FlightsExplorer follows a client-server architecture. The server is written in Python while the client is written in R.
The server queries the dataset using Apache Spark (PySpark) and serves the results in JSON at pre-defined HTTP endpoints.
A custom Flask module was developed for PySpark, present in flask_flights_explorer/Flask_Spark.py, to be able to re-use the same Spark Session for different queries; otherwise the Spark session is lost after a request is handled due to Flask's ephemeral request context lifecycle.
The client, effectively an R web-app, sends asynchronous GET/POST requests to the server and displays the results neatly using the ggplot2 library and the Shiny framework.
-
Exploring the distribution of flights in a given time range :
-
Inspecting the performance of all airlines in a given year :
-
Finding the worst performing airlines using a custom weighted penalty :
and more!
Downloading the flights dataset and supplementary csv files from the US Transtats website.
All steps assume you have a terminal open inside the FlightsExplorer directory.
Run the following to create and enter a new Python virtual environment:
python3 -m venv .venv
source .venv/bin/activate
Then, install the following packages in the environment:
pip install pyspark==3.5.1 Flask==3.0.2
The Flask API server expects to read the database and supplementary csvs in parquet format from a data subdirectory inside its instance directory.

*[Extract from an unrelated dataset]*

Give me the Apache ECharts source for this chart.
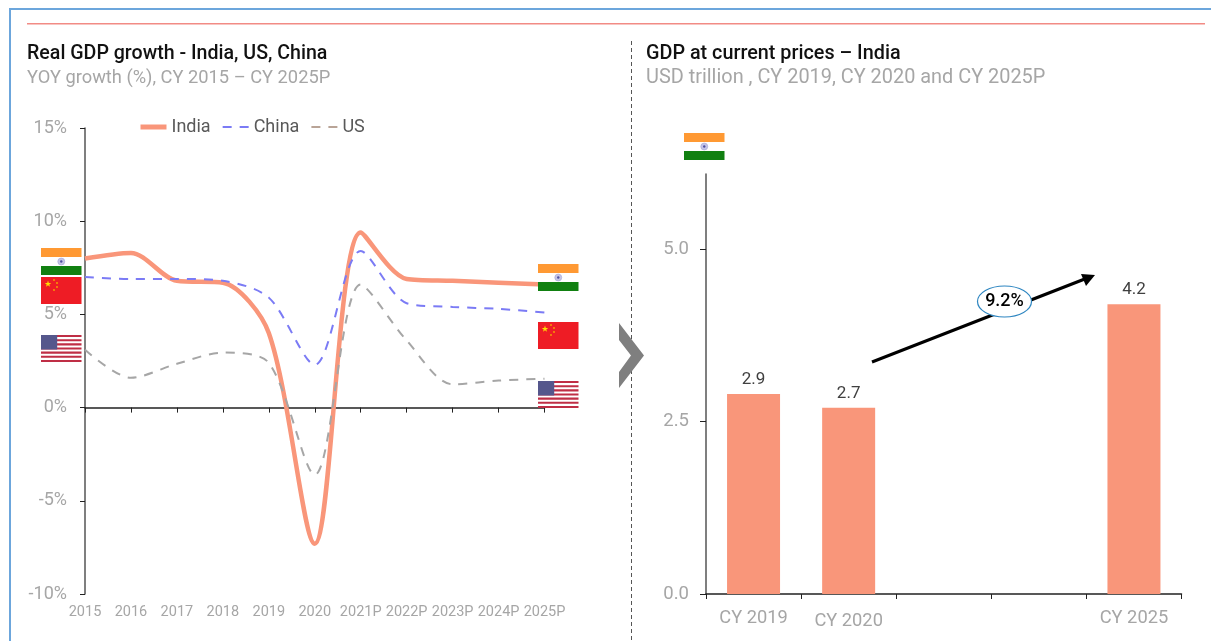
<!DOCTYPE html>
<html><head><meta charset="utf-8">
<style>html,body{margin:0;padding:0;background:#fff}#c{width:1211px;height:641px}</style>
<script src="https://cdn.jsdelivr.net/npm/echarts@6/dist/echarts.min.js"></script></head>
<body><div id="c"></div>
<script>
const years = ['2015','2016','2017','2018','2019','2020','2021P','2022P','2023P','2024P','2025P'];
const india = [8.0,8.3,6.8,6.7,4.0,-7.3,9.4,6.9,6.8,6.7,6.6];
const china = [7.0,6.9,6.9,6.8,5.9,2.3,8.4,5.6,5.4,5.3,5.1];
const us = [3.1,1.6,2.35,2.95,2.4,-3.6,6.6,3.6,1.25,1.45,1.55];
const gdpCats = ['CY 2019','CY 2020','','','CY 2025'];
const gdpVals = [2.9,2.7,null,null,4.2];
const FONT = 'Roboto';
const GREY = '#A6A6A6';
const ORANGE = '#F9967A';

function flag(kind,x,y){
  const w=40.5;
  let out;
  if(kind==='in') out=[
    {type:'rect',shape:{x,y,width:w,height:27},style:{fill:'#fff'}},
    {type:'rect',shape:{x,y,width:w,height:9},style:{fill:'#FF9933'}},
    {type:'rect',shape:{x,y:y+18,width:w,height:9},style:{fill:'#118011'}},
    {type:'circle',shape:{cx:x+w/2,cy:y+13.5,r:3.5},style:{fill:'#C5C5E6',stroke:'#9A9AD0',lineWidth:.5}},
    {type:'circle',shape:{cx:x+w/2,cy:y+13.5,r:1.2},style:{fill:'#5050A0'}}
  ];
  else if(kind==='cn'){
    out=[{type:'rect',shape:{x,y,width:w,height:27},style:{fill:'#EE1C25'}},
      {type:'polygon',shape:{points:star(x+7,y+7,3.4)},style:{fill:'#FFDD00'}}];
    [[13,3],[16,6],[16,10],[13,13]].forEach(p=>out.push({type:'circle',shape:{cx:x+p[0],cy:y+p[1],r:.9},style:{fill:'#F7A600'}}));
  } else {
    out=[{type:'rect',shape:{x,y,width:w,height:27},style:{fill:'#fff'}}];
    for(let i=0;i<7;i++) out.push({type:'rect',shape:{x,y:y+i*27/6.5,width:w,height:2.08},style:{fill:'#BF2E45'}});
    out.push({type:'rect',shape:{x,y,width:16.2,height:14.5},style:{fill:'#55578C'}});
  }
  return out.map((e,i)=>Object.assign(e,{z:20+i}));
}
function star(cx,cy,r){const p=[];for(let i=0;i<10;i++){const a=-Math.PI/2+i*Math.PI/5,q=i%2?r*.4:r;p.push([cx+q*Math.cos(a),cy+q*Math.sin(a)]);}return p;}

const titles=[
 ['Real GDP growth - India, US, China',27,44,19.6,'#111',500],
 ['YOY growth (%), CY 2015 – CY 2025P',27,69,18.3,GREY,400],
 ['GDP at current prices – India',646,44,19.8,'#111',500],
 ['USD trillion , CY 2019, CY 2020 and CY 2025P',646,68,19.9,GREY,400]
].map(t=>({type:'text',style:{text:t[0],x:t[1],y:t[2],fontFamily:FONT,fontSize:t[3],fill:t[4],fontWeight:t[5]}}));

const graphic=[
 {type:'rect',shape:{x:9,y:8,width:1202,height:2},style:{fill:'#6CA6DC'}},
 {type:'rect',shape:{x:9,y:8,width:2,height:633},style:{fill:'#6CA6DC'}},
 {type:'rect',shape:{x:27,y:23,width:1178,height:1.5},style:{fill:'#F28B85'}},
 {type:'line',shape:{x1:631.5,y1:41,x2:631.5,y2:641},style:{stroke:'#555',lineWidth:1,lineDash:[4,3]}},
 {type:'polygon',shape:{points:[[619,323],[644,355.5],[619,388],[619,372],[631,355.5],[619,340]]},style:{fill:'#7F7F7F'}},
 ...titles,
 ...flag('in',41,248),...flag('cn',41,277),...flag('us',41,335),
 ...flag('in',538,264),...flag('cn',538,322),...flag('us',538,381),
 ...flag('in',684,133),
 {type:'line',shape:{x1:872,y1:362,x2:1086,y2:278.5},style:{stroke:'#000',lineWidth:3}},
 {type:'polygon',shape:{points:[[1095,275],[1081,274],[1086,286]]},style:{fill:'#000'}},
 {type:'ellipse',shape:{cx:1004.5,cy:301.5,rx:27,ry:15.5},z:30,style:{fill:'#fff',stroke:'#2E86C1',lineWidth:1.2}},
 {type:'text',z:31,style:{text:'9.2%',x:1004.5,y:301.5,align:'center',verticalAlign:'middle',fontFamily:FONT,fontSize:18,fontWeight:500,fill:'#000'}}
];

function lineSeries(name,data,color,width,dash){
  return {name,type:'line',data,smooth:.3,symbol:'none',xAxisIndex:0,yAxisIndex:0,
    lineStyle:{color,width,type:dash?[9,8]:'solid'},itemStyle:{color}};
}
const option={
 animation:false,backgroundColor:'#fff',
 textStyle:{fontFamily:FONT},
 legend:{data:[{name:'India',lineStyle:{width:5}},{name:'China',lineStyle:{width:2}},{name:'US',lineStyle:{color:'#B9A497',width:2}}],
   left:138,top:118,padding:0,itemWidth:26,itemHeight:10,itemGap:11,
   itemStyle:{opacity:0},
   textStyle:{fontFamily:FONT,fontSize:18,color:'#595959'}},
 grid:[{left:85,top:128,width:459.5,height:466,outerBoundsMode:'none'},{left:706,top:174,width:475.5,height:420,outerBoundsMode:'none'}],
 xAxis:[
  {type:'category',gridIndex:0,data:years,boundaryGap:false,
   axisLine:{onZero:true,lineStyle:{color:'#222',width:1.5}},
   axisTick:{show:true,length:5,alignWithLabel:true,lineStyle:{color:'#222'}},
   axisLabel:{margin:11,interval:0,color:GREY,fontSize:14.5,fontFamily:FONT,hideOverlap:false,showMinLabel:true,showMaxLabel:true}},
  {type:'category',gridIndex:1,data:gdpCats.map(c=>c==='CY 2020'?{value:c,textStyle:{padding:[3,0,0,0]}}:c),
   axisLine:{lineStyle:{color:'#222',width:1.5}},
   axisTick:{show:true,length:5,alignWithLabel:false,lineStyle:{color:'#222'}},
   axisLabel:{margin:15,interval:0,color:GREY,fontSize:18.3,fontFamily:FONT}}
 ],
 yAxis:[
  {type:'value',gridIndex:0,min:-10,max:15,interval:5,
   axisLine:{show:true,lineStyle:{color:'#555',width:1.5}},
   axisTick:{show:true,length:5,lineStyle:{color:'#222'}},splitLine:{show:false},
   axisLabel:{margin:18,color:GREY,fontSize:18,fontFamily:FONT,formatter:'{value}%'}},
  {type:'value',gridIndex:1,min:0,max:6.09,
   axisLine:{show:true,lineStyle:{color:'#555',width:1.5}},
   axisTick:{show:true,length:6,lineStyle:{color:'#222'},customValues:[0,2.5,5]},
   splitLine:{show:false},
   axisLabel:{margin:17,color:GREY,fontSize:18.5,fontFamily:FONT,customValues:[0,2.5,5],formatter:v=>v.toFixed(1)}}
 ],
 series:[
  lineSeries('India',india,ORANGE,4.5,false),
  lineSeries('China',china,'#7B7BF5',2,true),
  lineSeries('US',us,'#A6A6A6',2,true),
  {type:'bar',xAxisIndex:1,yAxisIndex:1,data:gdpVals,barWidth:53,itemStyle:{color:ORANGE},
   label:{show:true,position:'top',distance:6,color:'#404040',fontSize:17,fontFamily:FONT,formatter:p=>p.value.toFixed(1)}}
 ],
 graphic:{elements:graphic}
};
echarts.init(document.getElementById('c'),null,{renderer:'canvas'}).setOption(option);
</script></body></html>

Therefore, to convert the CSV files to parquet and have the serve find the files, run the parquet_converter script as follows:
python3 parquet_converter.py <path to downloaded csv files> instance/data
This will automatically create a new instance/data directory inside FlightsExplorer.
Finally, to run the JSON api server:
flask --app flask_flights_explorer run
If everything goes correctly, the API server should be listening for requests on http://127.0.0.1:5000/ To check, go to http://127.0.0.1:5000/hello on a web browser and you should see "Hello, World!" printed out.
For the shiny app to work, the Flask server must be up and running already on port 5000!
- Open-up the shiny_app directory in RStudio.
- Open-up server.R
- A warning should appear asking you to install all the dependecies needed. If it does not, type the following in the Console:
install.packages(c("shiny", "bslib", "promises", "future", "httr", "jsonlite", "tidyverse"))
- Click "Run App" on the top right corner of the edit panel.
- A web browser window should be automatically launched with the Shiny app.